THE Joseph Rowntree Theatre hopes to join York’s ‘cat trail’- the unofficial walking tour of the city to see the many cat sculptures fixed high up on buildings.

A planning application has been lodged for a cat sculpture to be fixed to the front of the Grade II listed building.

If the application is approved, the sculpture will be made by Jonathan Newdick – the York sculptor responsible for many of the other cats in the cat trail.

In an email explaining the planning application Hannah Saxton, the secretary of the Joseph Rowntree Theatre, says the sculpture would be of a ‘long haired cat with a richly textured coat. It will have a polished bronze/silver finish'.

A design and access statement submitted with the planning application says that the cat would be depicted as though it were ‘in mid-spring, climbing the front of the theatre as though having leapt from the flat roof over the entrance.’

It would be fixed high up on the front of the theatre with studs, glued into 90mm holes with epoxy resin.

The design statement accepts that there would be a ‘minor physical impact’, as well as a ‘ relatively minor impact on the aesthetic appreciation of the primary frontage of the theatre’.

But it stresses that any impact on the building would be outweighed by the benefits of having a new, high quality sculpture that could become part of in York’s famous ‘Cat Trail’.

This would ‘raise the profile of the theatre particularly with tourists who otherwise might miss the out of centre location of the theatre,” the design statement says.

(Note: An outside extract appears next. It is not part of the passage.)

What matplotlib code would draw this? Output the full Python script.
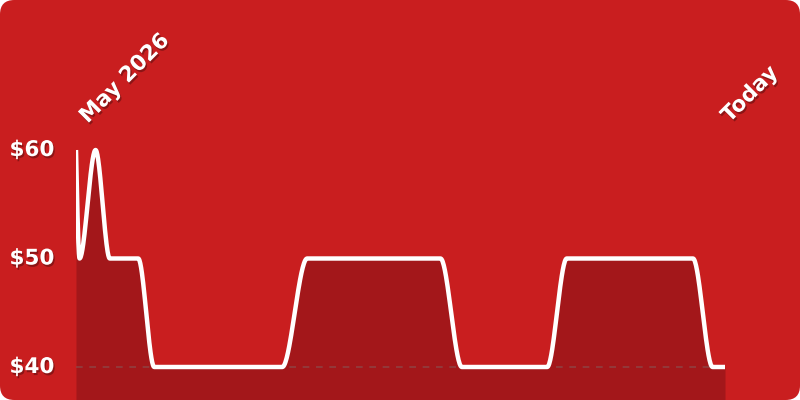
import numpy as np
import matplotlib.pyplot as plt
import matplotlib.patheffects as pe
from matplotlib.patches import FancyBboxPatch

plt.rcParams['font.family'] = ['DejaVu Sans']

# price history: day offset from start, price in dollars
days = [0, 2, 11, 19, 35, 44, 116, 130, 205, 217, 265, 276, 347, 358, 365]
price = [60, 50, 60, 50, 50, 40, 40, 50, 50, 40, 40, 50, 50, 40, 40]
y_ticks = [40, 50, 60]
y_labels = ['$40', '$50', '$60']
x_labels = ['May 2026', 'Today']

BG = '#c91e1f'
FILL = '#a3171a'


def monotone(x, y, n=40):
    # monotone cubic (Steffen style, like d3 curveMonotoneX)
    x = np.asarray(x, float)
    y = np.asarray(y, float)
    h = np.diff(x)
    s = np.diff(y) / h
    t = np.zeros(len(x))
    for i in range(1, len(x) - 1):
        p = (s[i - 1] * h[i] + s[i] * h[i - 1]) / (h[i - 1] + h[i])
        t[i] = (np.sign(s[i - 1]) + np.sign(s[i])) * min(abs(s[i - 1]), abs(s[i]), 0.5 * abs(p))
    t[0] = (3 * s[0] - t[1]) / 2
    t[-1] = (3 * s[-1] - t[-2]) / 2
    xs, ys = [], []
    for i in range(len(x) - 1):
        u = np.linspace(0, 1, n)
        dx = h[i]
        p0, p3 = y[i], y[i + 1]
        p1 = y[i] + dx * t[i] / 3
        p2 = y[i + 1] - dx * t[i + 1] / 3
        q0, q3 = x[i], x[i + 1]
        q1, q2 = x[i] + dx / 3, x[i + 1] - dx / 3
        b = lambda a, b_, c, d: ((1 - u) ** 3 * a + 3 * (1 - u) ** 2 * u * b_
                                 + 3 * (1 - u) * u ** 2 * c + u ** 3 * d)
        xs.append(b(q0, q1, q2, q3))
        ys.append(b(p0, p1, p2, p3))
    return np.concatenate(xs), np.concatenate(ys)


fig = plt.figure(figsize=(8, 4), dpi=100, facecolor='white')
bg = FancyBboxPatch((0, 0), 1, 1, boxstyle='round,pad=0,rounding_size=0.018',
                    transform=fig.transFigure, facecolor=BG,
                    edgecolor='none', mutation_aspect=2, zorder=-10)
fig.patches.append(bg)

ax = fig.add_axes([76 / 800, 0, (725 - 76) / 800, 1])
ax.set_facecolor('none')
ylo = 40 - 33 / 10.85
yhi = 60 + 150 / 10.85
ax.set_ylim(ylo, yhi)
ax.set_xlim(days[0], days[-1])

sx, sy = monotone(days, price)
ax.fill_between(sx, sy, ylo, color=FILL, lw=0)
ax.axhline(40, color='#8c4a4a', lw=1.2, ls=(0, (4, 4)), alpha=0.8)
ax.plot(sx, sy, color='white', lw=3.2, solid_capstyle='butt', solid_joinstyle='round')

for s in ax.spines.values():
    s.set_visible(False)
ax.set_xticks([])
ax.set_yticks([])

shadow = [pe.withSimplePatchShadow(offset=(1, -1.5), shadow_rgbFace='black', alpha=0.3)]
for v, lab in zip(y_ticks, y_labels):
    ax.text(-0.1025, v, lab, transform=ax.get_yaxis_transform(), color='white',
            fontsize=15.5, fontweight='bold', ha='left', va='center', path_effects=shadow)

xt = ax.get_xaxis_transform()
ax.text(days[0] + 6.5, 0.69, x_labels[0], transform=xt, rotation=45, rotation_mode='anchor',
        ha='left', va='baseline', color='white', fontsize=15.5, fontweight='bold',
        path_effects=shadow)
ax.text(days[-1] + 2.5, 0.692, x_labels[1], transform=xt, rotation=45, rotation_mode='anchor',
        ha='left', va='baseline', color='white', fontsize=15.5, fontweight='bold',
        path_effects=shadow, clip_on=False)

fig.savefig('out.png', dpi=100, facecolor='white')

“In addition, (there is a) wider public benefit of promoting York through the cat trail as a whole by widening the geographic spread of the trail.”

Approached by The Press, Mr Newdick admitted that he had been ‘thrilled’ to be asked to design the sculpture - though he stressed that planners had yet to approve the proposal.

Mr Newdick began doing his cat sculptures as ‘signatures’ to mark buildings designed by York architect Tom Adams – and continued after Mr Adams’ death.

He has now done more than 20 cat sculptures in all.

Most are in York. “But I also have one in Washington DC – and another in India, on the rooftop of a building in Madras.”

The whole idea of the sculptures, Mr Newdick said, was to encourage people to raise their eyes and look up at the buildings around them.

So they are not always obvious, he stressed.

“You have to search to find them. You have to look up.”

The Grade II-listed theatre opened in 1935 as a theatre and lecture hall. It was designed by Barry Parker for the Joseph Rowntree Village Trust.